Investors were also encouraged by the what the company described as a “marginally improved outlook for cost inflation” after wholesale prices for commodities such as flour did not rise quite as fast as predicted.

But Currie said consumers still felt “very uncertain” and disposable incomes were “still under pressure.”

The new autumn menu includes a “Big Deal” meal deal which offers any sandwich or salad, a drink, and a side from £5.

Other seasonal launches include Pumpkin Spice Latte, Pumpkin Spice Doughnut and Toffee Fudge Muffin as well as the return of the Vegan Lattice (Steak-Free) bake.
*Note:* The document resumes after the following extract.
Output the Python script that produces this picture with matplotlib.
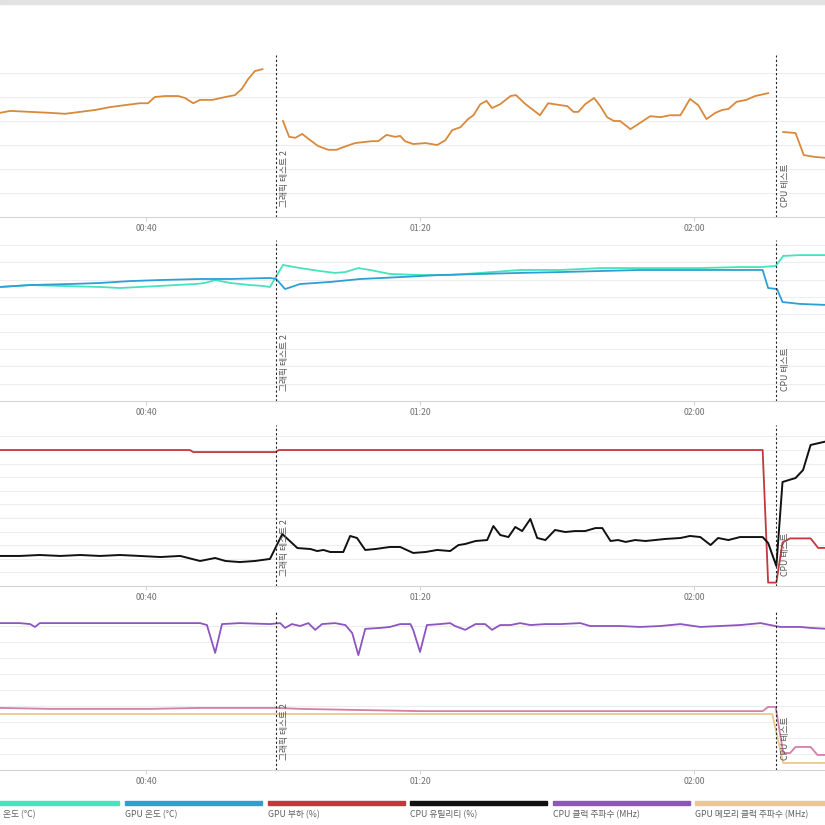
import numpy as np
import matplotlib
matplotlib.use("Agg")
import matplotlib.pyplot as plt
from matplotlib.patches import Rectangle

plt.rcParams['font.family'] = ['Noto Sans CJK KR', 'DejaVu Sans']

# 시간 (분)
nan = np.nan

# 패널 1 - 주황색 선 (구간마다 끊김)
t_orange = [18.7, 20.2, 23.1, 26.0, 28.2, 30.4, 32.6, 34.8, 36.9, 39.1, 40.3, 41.3, 42.8, 44.7,
            45.7, 46.9, 47.9, 49.7, 51.6, 53.0, 54.0, 54.9, 55.9, 57.0, 58.5,
            60.0, 60.9, 61.8, 62.8, 63.7, 65.1, 66.6, 67.8, 68.9, 70.5, 73.0, 73.9, 75.1, 76.4,
            77.1, 77.8, 79.0, 80.8, 82.5, 83.7, 84.7, 85.9, 87.0, 87.8, 88.8, 89.7, 90.5, 91.7,
            93.2, 94.0, 95.4, 96.5, 97.5, 98.7, 100.5, 101.5, 102.4, 103.1, 104.1, 105.4, 106.3,
            107.3, 108.3, 109.2, 110.7, 112.1, 113.6, 115.1, 116.5, 118.0, 119.4, 120.6, 121.8,
            123.1, 124.1, 125.0, 126.2, 127.6, 128.9, 130.8, 132.0,
            133.0, 134.8, 136.0, 137.7, 139.5]
v_orange = [51.7, 52.1, 51.9, 51.7, 51.5, 51.9, 52.3, 52.9, 53.3, 53.7, 53.7, 55.0, 55.2, 55.2,
            54.8, 53.7, 54.4, 54.4, 55.0, 55.4, 56.7, 58.7, 60.4, 60.8, nan,
            50.0, 46.7, 46.5, 47.3, 46.3, 44.8, 44.0, 44.0, 44.6, 45.4, 45.8, 45.8, 47.1, 46.7,
            46.9, 45.8, 45.2, 45.4, 45.0, 46.0, 48.1, 48.7, 50.4, 51.2, 53.5, 54.2, 52.7, 53.5,
            55.2, 55.4, 53.5, 52.3, 51.2, 53.7, 53.3, 53.1, 51.9, 51.9, 53.5, 54.8, 53.1,
            50.8, 50.0, 50.0, 48.3, 49.6, 51.0, 50.8, 51.2, 51.2, 54.6, 53.3, 50.4,
            51.7, 52.3, 52.5, 54.0, 54.4, 55.2, 55.8, nan,
            47.7, 47.5, 42.9, 42.5, 42.3]

# 패널 2 - 온도
t_cpu_temp = [18.7, 23.1, 27.5, 33.3, 36.2, 39.1, 42.1, 44.3, 47.2, 48.6, 50.1, 52.3, 55.2, 57.0,
              58.1, 60.0, 62.5, 65.4, 67.6, 69.1, 71.0, 72.7, 75.6, 80.0, 84.4, 88.8, 94.6,
              100.5, 106.3, 112.1, 120.9, 126.7, 129.7, 131.9, 133.0, 135.5, 139.5]
cpu_temp = [65.8, 66.9, 66.4, 65.8, 65.2, 65.8, 66.4, 66.9, 67.5, 68.1, 69.8, 68.1, 66.9, 66.4,
            65.8, 78.5, 76.7, 75.0, 73.9, 74.4, 76.7, 75.6, 73.3, 72.7, 72.7, 73.9, 75.6,
            75.6, 76.7, 76.7, 76.7, 77.3, 77.3, 77.9, 83.7, 84.2, 84.2]
t_gpu_temp = [18.7, 23.1, 28.9, 33.3, 37.7, 42.1, 47.9, 52.3, 58.1, 59.0, 60.3, 62.5, 66.9, 71.3,
              77.1, 82.9, 88.8, 94.6, 100.5, 106.3, 112.1, 120.9, 130.0, 130.8, 132.1, 132.9,
              135.5, 139.5]
gpu_temp = [65.8, 66.9, 67.5, 68.1, 69.2, 69.8, 70.4, 70.4, 71.0, 70.4, 64.6, 67.5, 68.7, 70.4,
            71.5, 72.7, 73.3, 73.9, 74.4, 75.0, 75.6, 75.6, 75.6, 65.2, 64.6, 57.1,
            56.0, 55.4]

# 패널 3 - 부하 / 유틸리티
t_gpu_load = [18.7, 46.4, 46.9, 58.9, 59.4, 130.0, 130.8, 132.0, 132.9, 134.0, 137.0, 138.1, 139.5]
gpu_load = [100, 100, 98.5, 98.5, 100, 100, 2.5, 2.5, 32, 35, 35, 28, 28]
t_cpu_util = [18.7, 21.6, 24.5, 27.5, 30.4, 33.3, 36.2, 39.1, 42.1, 45.0, 47.9, 50.1, 51.6, 53.7,
              55.9, 58.1, 59.9, 62.1, 64.0, 65.0, 65.9, 66.9, 68.8, 69.8, 70.8, 72.0, 73.5, 75.6,
              77.1, 79.0, 80.8, 82.5, 84.4, 85.6, 86.6, 88.1, 89.8, 90.7, 91.7, 92.9, 93.9, 94.9,
              96.1, 97.1, 98.3, 99.7, 101.2, 102.6, 104.1, 105.6, 106.6, 107.8, 108.9, 110.0,
              111.4, 112.9, 114.3, 115.8, 118.0, 119.4, 120.9, 122.4, 123.5, 125.0, 126.7, 130.0,
              130.8, 132.0, 132.9, 134.8, 135.9, 137.0, 139.5]
cpu_util = [22.1, 22.1, 22.8, 22.1, 22.8, 22.1, 22.8, 22.1, 21.3, 22.1, 18.4, 20.6, 18.4, 17.6,
            18.4, 19.9, 38.2, 27.9, 27.2, 25.7, 26.5, 25.0, 25.0, 36.8, 35.3, 26.5, 27.2, 28.7,
            28.7, 24.3, 25.0, 26.5, 25.7, 30.1, 30.9, 33.1, 33.8, 44.1, 37.5, 36.0, 43.4, 40.4,
            49.3, 35.3, 33.8, 41.2, 39.7, 40.4, 40.4, 42.6, 42.6, 33.1, 33.8, 32.4,
            33.8, 33.1, 33.8, 34.6, 35.3, 36.8, 36.0, 30.1, 35.3, 33.8, 36.0, 36.0,
            31.6, 14.7, 76.5, 79.4, 85.3, 103.7, 106.6]

# 패널 4 - 클럭
t_cpu_clock = [18.7, 21.6, 23.1, 23.8, 24.5, 27.5, 33.3, 40.6, 47.9, 48.9, 50.1, 51.1, 53.7, 58.1,
               59.6, 60.3, 61.3, 62.5, 63.7, 64.7, 65.7, 67.6, 69.1, 70.1, 71.0, 72.0, 74.2, 75.6,
               77.1, 78.6, 79.0, 80.0, 81.0, 82.9, 84.4, 85.1, 86.6, 88.1, 89.5, 90.5, 91.7, 93.2,
               94.6, 96.1, 98.3, 100.5, 103.4, 104.8, 106.3, 109.2, 112.1, 115.1, 118.0, 120.9,
               123.8, 126.7, 129.7, 131.1, 132.6, 135.5, 137.0, 139.5]
cpu_clock = [4590, 4590, 4560, 4470, 4590, 4590, 4590, 4590, 4590, 4530, 3660, 4560, 4590, 4560,
             4590, 4440, 4560, 4500, 4590, 4380, 4560, 4590, 4530, 4280, 3590, 4410, 4440, 4470,
             4560, 4560, 4380, 3690, 4530, 4560, 4590, 4500, 4380, 4560, 4560, 4380, 4530, 4530,
             4590, 4530, 4560, 4560, 4590, 4500, 4500, 4500, 4470, 4500, 4560, 4470,
             4500, 4530, 4590, 4530, 4470, 4470, 4440, 4410]
t_gpu_clock = [18.7, 26.0, 33.3, 40.6, 47.9, 59.0, 62.5, 69.8, 80.0, 91.7, 106.3, 120.9, 130.0,
               130.8, 131.9, 133.0, 134.0, 134.8, 137.0, 138.0, 139.5]
gpu_clock = [1940, 1910, 1910, 1910, 1940, 1940, 1910, 1880, 1840, 1840, 1840, 1840, 1840,
             1970, 1970, 530, 530, 720, 720, 470, 470]
t_gpu_mem = [18.7, 131.4, 133.0, 139.5]
gpu_mem = [1750, 1750, 220, 220]

# 테스트 구간 표시
events = [59.0, 132.0]
event_labels = ['그래픽 테스트 2', 'CPU 테스트']

xticks = [40, 80, 120]
xtick_labels = ['00:40', '01:20', '02:00']

legend_labels = ['온도 (°C)', 'GPU 온도 (°C)', 'GPU 부하 (%)', 'CPU 유틸리티 (%)',
                 'CPU 클럭 주파수 (MHz)', 'GPU 메모리 클럭 주파수 (MHz)']
legend_colors = ['#45E3BE', '#2E9FD4', '#C4373C', '#111111', '#8C55C0', '#EAC88E']

W, H = 825, 825
fig = plt.figure(figsize=(W / 100, H / 100), dpi=100)
fig.patch.set_facecolor('white')

# 상단 회색 띠
fig.patches.append(Rectangle((0, 1 - 4 / H), 1, 4 / H, transform=fig.transFigure,
                             color='#E2E2E2', zorder=0))


def make_ax(top, bottom, ylim, yticks):
    ax = fig.add_axes([0, 1 - bottom / H, 1, (bottom - top) / H])
    ax.set_xlim(18.7, 139.1)
    ax.set_ylim(*ylim)
    ax.set_yticks(yticks)
    ax.grid(axis='y', color='#EDEDED', lw=0.8)
    ax.set_axisbelow(True)
    for s in ['top', 'left', 'right']:
        ax.spines[s].set_visible(False)
    ax.spines['bottom'].set_color('#D4D4D4')
    ax.spines['bottom'].set_linewidth(0.8)
    ax.tick_params(axis='y', left=False, labelleft=False)
    ax.set_xticks(xticks)
    ax.set_xticklabels(xtick_labels)
    ax.tick_params(axis='x', length=3, width=0.6, color='#C8C8C8', labelsize=6.3,
                   labelcolor='#707070', pad=2)
    ax.patch.set_alpha(0)
    return ax


ax1 = make_ax(55, 217, (30, 63.75), [35, 40, 45, 50, 55, 60])
ax2 = make_ax(240, 401, (0, 92.9), list(range(10, 91, 10)))
ax3 = make_ax(425, 586, (0, 118.4), list(range(10, 111, 10)))
ax4 = make_ax(610, 770, (0, 5000), list(range(500, 4501, 500)))

ax1.plot(t_orange, v_orange, color='#D8893B', lw=1.3)

ax2.plot(t_cpu_temp, cpu_temp, color=legend_colors[0], lw=1.3)
ax2.plot(t_gpu_temp, gpu_temp, color=legend_colors[1], lw=1.3)

ax3.plot(t_gpu_load, gpu_load, color=legend_colors[2], lw=1.3)
ax3.plot(t_cpu_util, cpu_util, color=legend_colors[3], lw=1.4)

ax4.plot(t_gpu_mem, gpu_mem, color=legend_colors[5], lw=1.3)
ax4.plot(t_gpu_clock, gpu_clock, color='#D47FA6', lw=1.3)
ax4.plot(t_cpu_clock, cpu_clock, color=legend_colors[4], lw=1.3)

# 이벤트 세로선과 라벨
for ax in [ax1, ax2, ax3, ax4]:
    for ev, lab in zip(events, event_labels):
        ax.axvline(ev, color='#222222', lw=0.8, ls=(0, (2, 2)))
        ax.annotate(lab, xy=(ev, 0), xycoords=('data', 'axes fraction'),
                    xytext=(3, 7), textcoords='offset points', rotation=90,
                    ha='left', va='bottom', fontsize=6.3, color='#555555')

# 범례 (수동)
step = 142.6
for i, (lab, col) in enumerate(zip(legend_labels, legend_colors)):
    left = -17.6 + i * step
    fig.patches.append(Rectangle((left / W, 1 - 805 / H), 137 / W, 4 / H,
                                 transform=fig.transFigure, color=col))
    tx = max(left, 3)
    fig.text(tx / W, 1 - 815 / H, lab, ha='left', va='center', fontsize=6.3, color='#606060')

plt.savefig('out.png', dpi=100)
print("finish")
In the year to date Greggs has opened a net 57 shops bringing the total to 2,675. New sites include Ludgate Hill in the City with a new branch on Aldgate also in the Square Mile due to open in the coming weeks. Currie said London and the south east continues to be a big part of the plan”

Matt Britzman, senior equity analyst, at investment platform Hargreaves Lansdown said: “Even sausage rolls are sweating as Greggs feels the heat. Hot weather and a softer consumer backdrop meant third-quarter growth slowed, raising question marks around expectations for the full year.

“Management isn’t waving the white flag just yet, with the full-year outlook unchanged. But this quarter was about weathering the bumps rather than breaking records - a far cry from the Greggs of 2024.”

Dan Coatsworth, head of markets at brokers AJ Bell, said:“The fact life hasn’t got any worse for Greggs was enough to breathe some life into the share price. It says trading has improved over the past few months, it is getting cost pressures under control, and full-year guidance has been maintained.

“Don’t be fooled into thinking the king of sausage rolls is sitting upright on its throne, with nothing to worry about. The share price jump is a mixture of relief and a short squeeze, not a celebration of significant progress.

“Like-for-likes sales are still pedestrian despite ongoing product innovation that should have drawn in the crowds. There is a nagging feeling that Greggs is growing too fast in the face of fierce headwinds.”